The way that you describe the behavior of the altimeter tape in the simulator is that

the second significant digit does not roll over smoothly but ticks over appruptly when the next round value is surpassed.

However, in the YouTube video "Boeing 737 cockpit instrument approach landing" (uploaded by aviafilmsproduction on Jan 6, 2015), we can see that the hundreds digit does "roll over smoothly" rather than "ticking over abruptly," so there isn't really any ambiguity.

The video shows an altimeter tape which initially reads 3840 and gradually decreases. The two rightmost digits scroll constantly. After the number reaches 3800, the three rightmost digits all move up together; the "800" part moves out of view and is replaced with "780". So, the altimeter never falsely appears to read 3700 or 3870. Likewise, after the number reaches 3000, all four digits move up at the same time, being replaced with the number 2980.

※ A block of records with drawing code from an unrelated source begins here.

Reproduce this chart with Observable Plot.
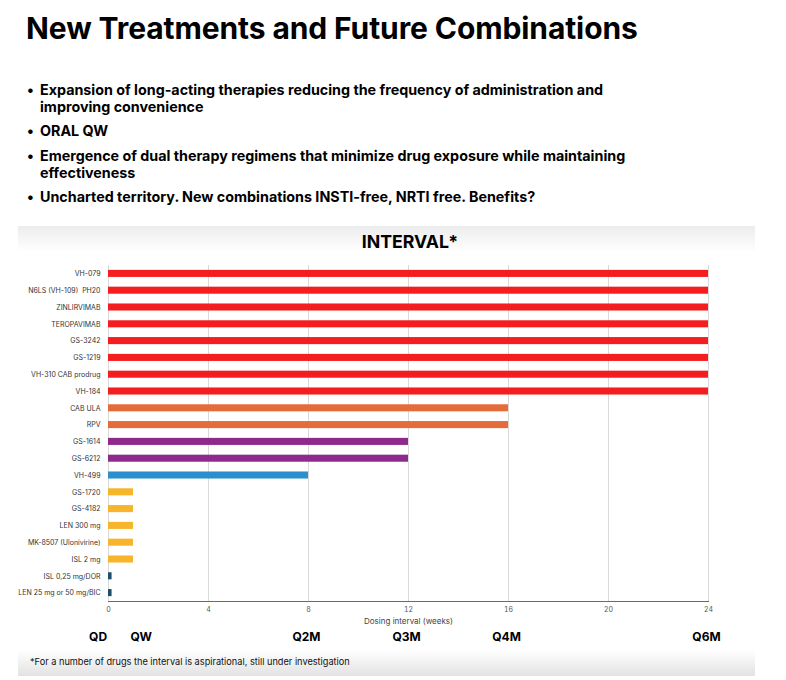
<!DOCTYPE html>
<html><head><meta charset="utf-8">
<script src="https://cdn.jsdelivr.net/npm/d3@7"></script>
<script src="https://cdn.jsdelivr.net/npm/@observablehq/plot@0.6"></script>
<style>
body{margin:0;background:#fff;font-family:Inter,"Liberation Sans",sans-serif;width:786px;height:680px;position:relative;overflow:hidden;color:#000}
#title{position:absolute;left:26px;top:10px;font-size:30px;font-weight:700;letter-spacing:-0.1px;white-space:nowrap}
.b{position:absolute;left:27px;font-size:14.3px;font-weight:700;line-height:17px;width:620px}
.b span{position:absolute;left:0}
.b div{margin-left:13px}
#panel{position:absolute;left:18px;top:226px;width:737px;height:451px;background:linear-gradient(#ececec 0px,#fff 26px,#fff 100%)}
#ctitle{position:absolute;left:310px;width:200px;text-align:center;top:231px;font-size:17.7px;font-weight:700}
#chart{position:absolute;left:20px;top:255px}
#foot{position:absolute;left:18px;top:650px;width:737px;height:26px;background:linear-gradient(#fff,#e2e2e2)}
#foot div{position:absolute;left:12px;top:6px;font-size:9.2px;color:#111}
</style></head>
<body>
<div id="title">New Treatments and Future Combinations</div>
<div class="b" style="top:81px"><span>•</span><div>Expansion of long-acting therapies reducing the frequency of administration and improving convenience</div></div>
<div class="b" style="top:122px"><span>•</span><div>ORAL QW</div></div>
<div class="b" style="top:147px"><span>•</span><div>Emergence of dual therapy regimens that minimize drug exposure while maintaining effectiveness</div></div>
<div class="b" style="top:188px"><span>•</span><div>Uncharted territory. New combinations INSTI-free, NRTI free. Benefits?</div></div>
<div id="panel"></div>
<div id="ctitle">INTERVAL*</div>
<div id="chart"></div>
<div id="foot"><div>*For a number of drugs the interval is aspirational, still under investigation</div></div>
<script>
const drugs = ["VH-079","N6LS (VH-109)  PH20","ZINLIRVIMAB","TEROPAVIMAB","GS-3242","GS-1219","VH-310 CAB prodrug","VH-184","CAB ULA","RPV","GS-1614","GS-6212","VH-499","GS-1720","GS-4182","LEN 300 mg","MK-8507 (Ulonivirine)","ISL 2 mg","ISL 0,25 mg/DOR","LEN 25 mg or 50 mg/BIC"];
const weeks = [24,24,24,24,24,24,24,24,16,16,12,12,8,1,1,1,1,1,1/7,1/7];
const groups = ["g6","g6","g6","g6","g6","g6","g6","g6","g4","g4","g3","g3","g2","g1","g1","g1","g1","g1","g0","g0"];
const groupNames = ["g6","g4","g3","g2","g1","g0"];
const groupColors = ["#f41d1f","#e46c3a","#8e2a8c","#2a90cc","#f7b52c","#1d4e6b"];
const xTicks = [0,4,8,12,16,20,24];
const periods = ["QW","Q2M","Q3M","Q4M","Q6M"];
const periodWeeks = [1,8,12,16,24];
const dailyLabel = "QD", dailyWeeks = 1/7;

const data = drugs.map((d,i)=>({drug:d, weeks:weeks[i], group:groups[i]}));
const per = periods.map((p,i)=>({label:p, weeks:periodWeeks[i]}));

const chart = Plot.plot({
  width:735, height:394,
  marginLeft:88, marginRight:47, marginTop:10, marginBottom:48,
  style:{fontFamily:"Inter, 'Liberation Sans', sans-serif", background:"transparent", overflow:"visible"},
  x:{domain:[0,24], ticks:xTicks, label:null},
  y:{domain:drugs, paddingInner:0.58, paddingOuter:0.29, round:false, label:null},
  color:{domain:groupNames, range:groupColors},
  marks:[
    Plot.gridX(xTicks,{stroke:"#d9d9d9", strokeOpacity:1, strokeWidth:1}),
    Plot.barX(data,{x:"weeks", y:"drug", fill:"group"}),
    Plot.frame({anchor:"bottom", stroke:"#4f7d4f", strokeWidth:1.2}),
    Plot.axisY({tickSize:0, tickPadding:8, fontSize:7, fill:"#333", label:null}),
    Plot.axisX({ticks:xTicks, tickSize:0, tickPadding:6, fontSize:7, fill:"#555", label:null}),
    Plot.text(["Dosing interval (weeks)"],{x:12, frameAnchor:"bottom", dy:22, fontSize:8, fill:"#444"}),
    Plot.text(per.slice(0,1),{x:"weeks", text:"label", frameAnchor:"bottom", dy:39, textAnchor:"start", dx:-3, fontSize:12, fontWeight:"bold", fill:"#000"}),
    Plot.text(per.slice(1),{x:"weeks", text:"label", frameAnchor:"bottom", dy:39, dx:-2, fontSize:12, fontWeight:"bold", fill:"#000"}),
    Plot.text([dailyLabel],{x:dailyWeeks, frameAnchor:"bottom", dy:39, textAnchor:"end", dx:-5, fontSize:12, fontWeight:"bold", fill:"#000"})
  ]
});
document.getElementById("chart").appendChild(chart);
</script>
</body></html>
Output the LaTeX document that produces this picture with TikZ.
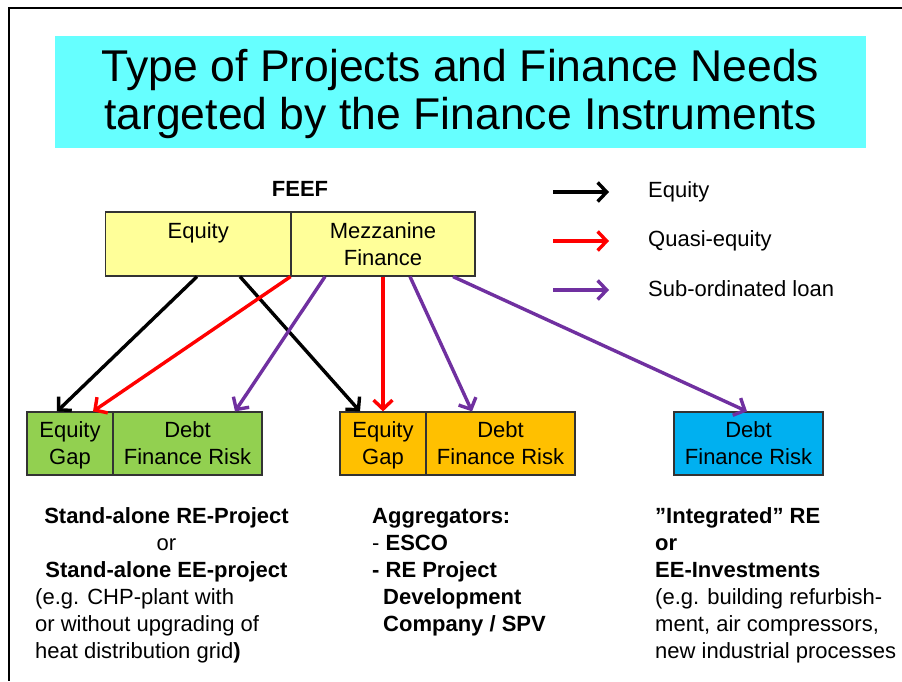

I'm not sure what the altimeter tape in your screenshot is trying to say; the analog portion (the "ruler" with tick marks) seems to be reading about 9960, while the digital portion (the "odometer") looks like it's reading 9900, and you're saying that it's actually reading 10000. In any case, judging by the video I linked to, in the real Boeing 737, if you're much closer to 10000 feet than to 9980 feet, then the altimeter will appear to read 10000, not 9900.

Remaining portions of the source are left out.